COX Newspapers Washington Bureau

Study Says a Third of Non-Elderly Face Health Insurance Gaps


Cox News Service
Thursday, September 20, 2007

Nearly 90 million Americans under 65 — more than one out of three — have to contend with a gap in health insurance lasting a month or more, the health advocacy group Families USA says in a report being released Thursday.

An analysis made for the nonprofit group says that many people faced such a coverage cap, or are predicted to, from February 2006 to January 2008. That's far higher than a recently released U.S. Census Bureau estimate of 47 million people who were uninsured for all of 2006.

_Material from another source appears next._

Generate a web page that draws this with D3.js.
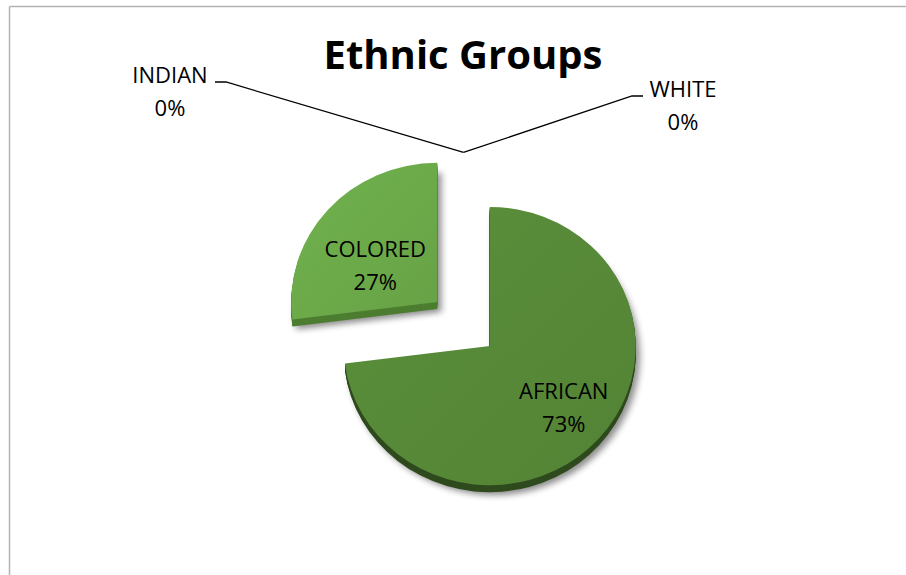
<!DOCTYPE html>
<html>
<head>
<meta charset="utf-8">
<script src="https://cdn.jsdelivr.net/npm/d3@7"></script>
<style>
  html, body { margin: 0; padding: 0; background: #fff; }
  svg { display: block; }
  text { font-family: "Open Sans", "Liberation Sans", sans-serif; fill: #000; }
</style>
</head>
<body>
<svg id="chart" width="906" height="575"></svg>
<script>
// Population share by ethnic group (percent)
const categories = ["AFRICAN", "COLORED", "INDIAN", "WHITE"];
const values = [73, 27, 0, 0];
const title = "Ethnic Groups";

const faceColors = { AFRICAN: "#558737", COLORED: "#6aa748" };
const sideColors = { AFRICAN: "#2f4b1e", COLORED: "#4d7d30" };

const W = 906, H = 575;
const svg = d3.select("#chart");

// frame lines (top and left)
svg.append("line").attr("x1", 9.5).attr("y1", 6.5).attr("x2", W).attr("y2", 6.5)
  .attr("stroke", "#b3b3b3").attr("stroke-width", 1.5);
svg.append("line").attr("x1", 9.5).attr("y1", 6.5).attr("x2", 9.5).attr("y2", H)
  .attr("stroke", "#b3b3b3").attr("stroke-width", 1.5);

// title
svg.append("text").attr("x", 463).attr("y", 69).attr("text-anchor", "middle")
  .style("font-weight", "700").style("font-size", "40px").text(title);

// pie geometry: slightly flattened ellipse, both slices pulled out from the centre
const cx = 463.5, cy = 324;
const R = 146, squash = 0.953, explode = 35, depth = 7;

const data = categories.map((c, i) => ({ category: c, value: values[i] }));
const pie = d3.pie().value(d => d.value).sort(null).startAngle(0).endAngle(2 * Math.PI);
const arcs = pie(data);
const arc = d3.arc().innerRadius(0).outerRadius(R);

const defs = svg.append("defs");
const blur = defs.append("filter").attr("id", "shadowBlur")
  .attr("x", "-20%").attr("y", "-20%").attr("width", "140%").attr("height", "140%");
blur.append("feGaussianBlur").attr("stdDeviation", 3.5);

Object.keys(faceColors).forEach(k => {
  const g = defs.append("linearGradient").attr("id", "grad-" + k)
    .attr("x1", "0").attr("y1", "0").attr("x2", "1").attr("y2", "1");
  const base = d3.color(faceColors[k]);
  g.append("stop").attr("offset", "0%").attr("stop-color", base.brighter(0.18));
  g.append("stop").attr("offset", "100%").attr("stop-color", base.darker(0.08));
});

function sliceOffset(d) {
  const mid = (d.startAngle + d.endAngle) / 2;
  return [Math.sin(mid) * explode, -Math.cos(mid) * explode * squash];
}

const visible = arcs.filter(d => d.value > 0);

// drop shadows
visible.forEach(d => {
  const [ox, oy] = sliceOffset(d);
  svg.append("g")
    .attr("transform", `translate(${cx + ox + 4},${cy + oy + depth + 3}) scale(1,${squash})`)
    .append("path").attr("d", arc(d))
    .attr("fill", "#000").attr("opacity", 0.45).attr("filter", "url(#shadowBlur)");
});

// extruded sides then top faces
visible.forEach(d => {
  const [ox, oy] = sliceOffset(d);
  for (let k = depth; k >= 1; k--) {
    svg.append("g")
      .attr("transform", `translate(${cx + ox},${cy + oy + k}) scale(1,${squash})`)
      .append("path").attr("d", arc(d)).attr("fill", sideColors[d.data.category]);
  }
});
visible.forEach(d => {
  const [ox, oy] = sliceOffset(d);
  svg.append("g")
    .attr("transform", `translate(${cx + ox},${cy + oy}) scale(1,${squash})`)
    .append("path").attr("d", arc(d)).attr("fill", `url(#grad-${d.data.category})`);
});

// in-slice labels: position relative to each slice's apex
const labelShift = { AFRICAN: [74, 68], COLORED: [-62, -30] };
visible.forEach(d => {
  const [ox, oy] = sliceOffset(d);
  const [dx, dy] = labelShift[d.data.category];
  const x = cx + ox + dx, y = cy + oy + dy;
  const t = svg.append("text").attr("text-anchor", "middle").style("font-size", "22px");
  t.append("tspan").attr("x", x).attr("y", y - 15).text(d.data.category);
  t.append("tspan").attr("x", x).attr("y", y + 18).text(Math.round(d.value) + "%");
});

// zero-value slices: labels outside with leader lines meeting at the top of the pie
const leadR = 180;
const outside = {
  INDIAN: { label: [170, 83], elbow: [226, 82], end: [215, 82] },
  WHITE:  { label: [683, 97], elbow: [632, 96], end: [643, 96] }
};
arcs.filter(d => d.value === 0).forEach(d => {
  const a = d.startAngle;
  const px = cx + Math.sin(a) * leadR, py = cy - Math.cos(a) * leadR * squash;
  const o = outside[d.data.category];
  svg.append("path")
    .attr("d", d3.line()([[px, py], o.elbow, o.end]))
    .attr("fill", "none").attr("stroke", "#000").attr("stroke-width", 1.3);
  const t = svg.append("text").attr("text-anchor", "middle").style("font-size", "22px");
  t.append("tspan").attr("x", o.label[0]).attr("y", o.label[1]).text(d.data.category);
  t.append("tspan").attr("x", o.label[0]).attr("y", o.label[1] + 33).text(Math.round(d.value) + "%");
});
</script>
</body>
</html>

The number and percentage of the uninsured has jumped dramatically since a similar study was done for Families USA covering the period 1999-2000. That study found that 72.5 million non-elderly people, nearly 30 percent of that age group, lacked insurance. The latest study put the number at 89.6 million and 35 percent.

Of the people who went without insurance in the new study, 64 percent were uninsured for six months or more and half were uninsured for nine months or more.

Texas had the highest rate of non-elderly people who lacked insurance for all or part of two years at 46 percent.

"The huge number of people without health coverage over the past two years helps to explain why health care has become the top domestic issue in the 2008 presidential campaign," Ron Pollack, executive director of Families USA, said in a statement accompanying the report.

"The expansion of health coverage in America is no longer simply a matter of altruism about other people, but a matter of intense self-interest," he said.

The report found that nearly four out of five of the uninsured non-elderly — nearly all elderly Americans have health care coverage through Medicare — were in families in which at least one person works full-time or part-time. Nearly 15 million uninsured, mostly children, were not in the work force.

More than one-third of those without insurance were between 25 and 44 years old, while 28 percent were 17 or under and 17 percent were between 18 and 24.

Hispanics had the highest rate of uninsured of any ethnic group at nearly 61 percent, followed by blacks at 45 percent and whites at 26 percent.

The Families USA analysis was done by the Lewin Group, a respected independent organization that often analyzes health care and census data.